§ EXERCISE
Check each line of the material below for "this", then copy the ones that contain it.

________________

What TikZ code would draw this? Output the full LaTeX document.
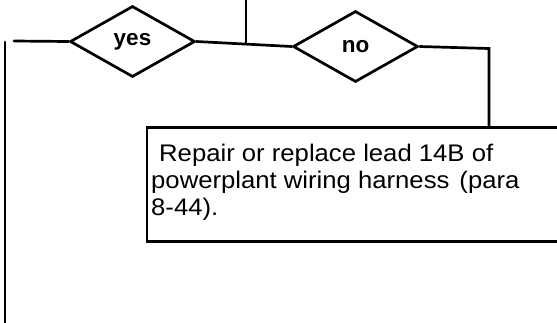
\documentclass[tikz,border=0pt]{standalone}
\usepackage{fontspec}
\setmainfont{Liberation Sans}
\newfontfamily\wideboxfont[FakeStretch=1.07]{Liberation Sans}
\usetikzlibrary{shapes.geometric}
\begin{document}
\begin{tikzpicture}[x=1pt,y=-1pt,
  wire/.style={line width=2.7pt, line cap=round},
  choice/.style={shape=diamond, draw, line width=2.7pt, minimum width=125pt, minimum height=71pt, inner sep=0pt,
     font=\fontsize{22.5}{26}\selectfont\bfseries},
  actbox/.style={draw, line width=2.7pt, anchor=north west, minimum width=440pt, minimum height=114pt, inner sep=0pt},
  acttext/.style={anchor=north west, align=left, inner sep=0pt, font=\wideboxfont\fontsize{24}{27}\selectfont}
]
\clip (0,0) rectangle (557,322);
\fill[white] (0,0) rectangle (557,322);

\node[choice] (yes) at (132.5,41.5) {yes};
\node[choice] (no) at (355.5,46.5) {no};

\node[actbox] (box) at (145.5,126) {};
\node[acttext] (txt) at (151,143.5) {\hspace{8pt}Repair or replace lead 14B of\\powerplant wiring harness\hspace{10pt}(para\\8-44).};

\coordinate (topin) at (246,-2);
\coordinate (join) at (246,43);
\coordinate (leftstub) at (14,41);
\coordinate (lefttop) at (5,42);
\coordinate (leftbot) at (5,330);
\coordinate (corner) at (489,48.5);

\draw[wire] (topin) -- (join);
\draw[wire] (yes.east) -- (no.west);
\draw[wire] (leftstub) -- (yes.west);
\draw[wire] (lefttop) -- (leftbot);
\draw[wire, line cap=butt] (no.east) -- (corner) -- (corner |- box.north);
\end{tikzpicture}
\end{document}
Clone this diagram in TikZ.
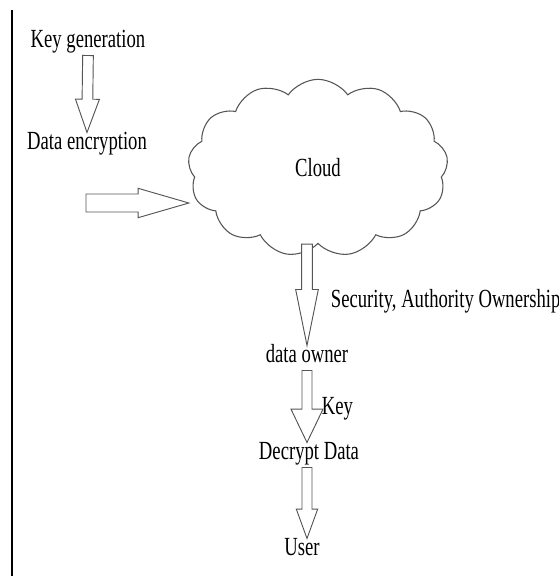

________________

§ FINAL RESULT
What TikZ code would draw this? Output the full LaTeX document.
Clone this diagram in TikZ.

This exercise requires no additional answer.